Reyna now appeals, arguing that the requirements for class
certification have been met.
The class certification decision is not properly before us
because the district court’s order, which is interlocutory in
nature, does not satisfy 28 U.S.C. § 1292(b). See Chevron USA,
Inc. v. School Bd. Vermillion Parish, 294 F.3d 716, 720 (5th Cir.
2002). Moreover, this court previously denied Reyna’s
application to this court for permission to appeal the
certification decision pursuant to FED. R. CIV. P. 23(f). See
Reyna v. Johnson, No. 05-00007 (5th Cir. June 16, 2005)
(unpublished).
The appeal is without arguable merit and is DISMISSED AS
FRIVOLOUS. See Howard v. King, 707 F.2d 215, 220 (5th Cir.
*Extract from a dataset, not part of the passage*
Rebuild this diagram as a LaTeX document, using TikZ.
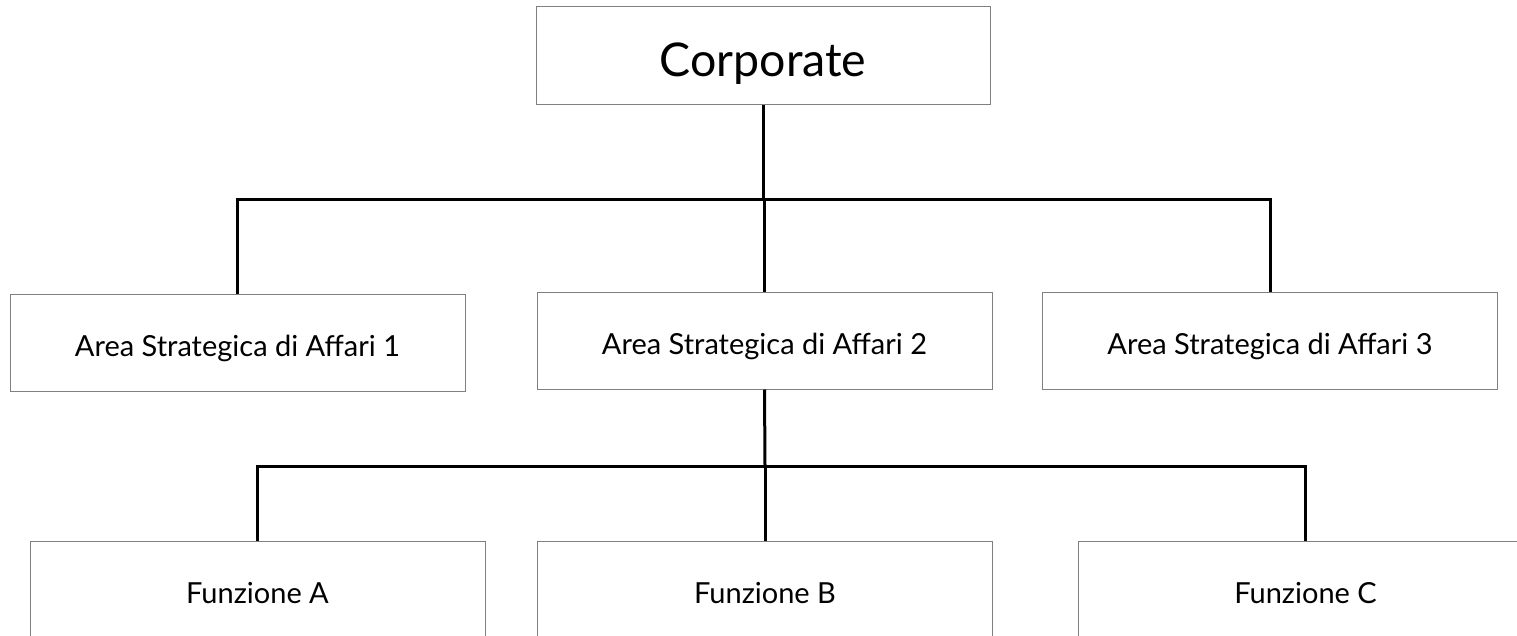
\documentclass[tikz,border=0pt]{standalone}
\usepackage{fontspec}
\setmainfont{Lato}
\begin{document}
\begin{tikzpicture}[x=1pt,y=-1pt,
  orgbox/.style={draw=black!50, line width=1pt, minimum width=455pt, minimum height=97pt, inner sep=0pt},
  link/.style={draw=black, line width=3pt},
  toptext/.style={font=\fontsize{46.5}{52}\selectfont, text height=42pt, text depth=0pt},
  midtext/.style={font=\fontsize{29}{34}\selectfont, text height=27pt, text depth=0pt},
  lowtext/.style={font=\fontsize{29}{34}\selectfont, text height=27pt, text depth=0pt}]
  \useasboundingbox (0,0) rectangle (1517,636);
  \clip (0,0) rectangle (1517,636);

  % top level
  \node[orgbox, minimum width=454pt, minimum height=98pt, toptext] (corp) at (763,56) {Corporate};

  % strategic business areas
  \node[orgbox, midtext] (asa1) at (237.5,342.5) {Area Strategica di Affari 1};
  \node[orgbox, midtext] (asa2) at (764.5,340.5) {Area Strategica di Affari 2};
  \node[orgbox, midtext] (asa3) at (1270,341)   {Area Strategica di Affari 3};

  % functions under area 2
  \node[orgbox, lowtext] (funA) at (257.5,589.5) {Funzione A};
  \node[orgbox, lowtext] (funB) at (765,589.5)   {Funzione B};
  \node[orgbox, lowtext] (funC) at (1305.5,589.5) {Funzione C};

  % connectors from the corporate box
  \coordinate (j1) at (763,200);
  \draw[link] (corp.south) -- (j1);
  \draw[link] (asa1.north) |- (j1) -| (asa3.north);
  \draw[link] (j1) -- (j1 -| asa2.north) -- (asa2.north);

  % connectors from area 2
  \coordinate (j2) at (765,466);
  \draw[link] (asa2.south) -- (j2);
  \draw[link] (funA.north) |- (j2) -| (funC.north);
  \draw[link] (j2) -- (funB.north);
\end{tikzpicture}
\end{document}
1983); 5TH CIR. R. 42.2. Reyna is CAUTIONED that the dismissal of
this appeal as frivolous counts as a strike under 28 U.S.C.
§ 1915(g) and that if he accumulates three strikes, he will not
be able to proceed in forma pauperis in any civil action or
appeal filed while he is incarcerated or detained in any facility
unless he is under imminent danger of serious physical injury.
See Adepegba v. Hammons, 103 F.3d 383, 388 (5th Cir. 1996).
Reyna’s motions (1) for a writ of prohibition or restraining
order; and (2) to stay the district court proceedings are DENIED.